The two Biden administration officials who spoke Tuesday framed their presentation to reporters around what the White House is doing to help the city in its struggle to manage the situation.

Among the topics they touched on were the three ways migrants coming into America are seeking asylum. One is geared toward immigrants from Cuba, Haiti, Nicaragua and Venezuela who entered into the U.S. lawfully, which allows them to apply for work authorization immediately and be approved for it typically within six to eight weeks.

A second method is through the federal government’s Customs and Border Patrol One app, which allows asylum seekers to register with the feds prior to entering the U.S. and then apply for work authorization immediately upon entry. The process to receive work authorization through the app, which was created earlier this year by the U.S. Department of Homeland Security, also takes about two months to complete.

The third — and most onerous — method of seeking asylum is crossing the border into the U.S. without applying for entry beforehand. Obtaining a work authorization in those cases is bound to last at least six months, but can often take longer depending on when an asylum application is filed.

It’s unclear exactly how many migrants in New York City fall under which category, but the officials in Biden’s administration noted that at least 160,000 adults have come into the U.S. using the CBP One app — but less than 20% of them have so far applied for work authorization.

Spokespeople from Mayor Adams’ team did not immediately provide answers when asked to provide breakdowns of how many migrants fall into which asylum-seeking category.

Adams’ spokeswoman Kayla Mamelak noted that about 20% of migrants in the city’s care have filed asylum applications, but said that figure likely doesn’t account for the total number of applications filed in the city because it doesn’t include those filed with legal assistance from non-profits.

An Adams’ administration official also noted that using the CBP One app carries with it a $410 fee, which could be steep for many of the impoverished migrants who’ve come to the city.

The White House didn’t respond to questions about the number of asylum applications filed and accepted since April 2022.

During his television appearance Tuesday, Adams pointed to the “thousands of jobs” now available in New York City as part of his rationale for the White House to do more.

“That’s the irony of it. Like, we needed lifeguards over the summer. We could have filled those jobs,” he said. “So we’re hoping that the federal government looks at what we’re saying and makes it happen.”

Adams contended that the current situation has created a “black market of employment” pervaded by low wages, women “being sexually exploited” and an increase in prostitution.

“People have to provide for their families,” he said. “It’s really going to impact the quality of life in our city if we don’t get this issue right.”

The Biden administration officials noted that for people coming over the border without first seeking approval from the federal government the timeframe around receiving work authorizations is a matter of federal law — and can’t be changed without Congress enacting a new law.

“We can’t change that.

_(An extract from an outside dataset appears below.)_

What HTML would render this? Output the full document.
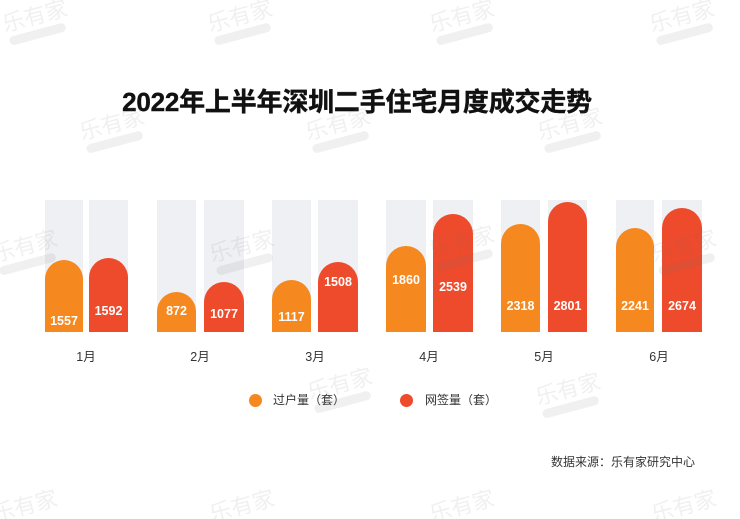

Only Congress can,” said one official. “What we can do is mobilize our team, not just at the Department of Homeland Security, but across the federal government to work collaboratively with communities.”

The second Biden administration official emphasized the need for outreach to migrants in order to determine when they’re eligible to work. As part of that effort, the federal government is sending 50 people to the city to help migrants navigate both the work authorization process and how to apply for asylum.

The official said the feds don’t know how many migrants in New York City are now eligible to apply for work authorizations, but that the city government “is actively surveying its shelter population to better understand” that situation.

Other measures the Biden administration is taking include alerting state education departments about federal money to help address the costs of additional migrant students now enrolled in public schools, identifying housing voucher funding for citizens that can help alleviate the burden felt in homeless shelters and sending a supplemental budget request to Congress for additional cash to address the crisis.

The Biden administration officials also fielded a question about efforts in Albany to pass a law allowing the state to grant work authorization to migrants and pointed out that such authorizations clearly fall under federal jurisdiction.

“It is not something that we would encourage states to pursue,” one official said. “Our position has been that it is a clear federal authority.”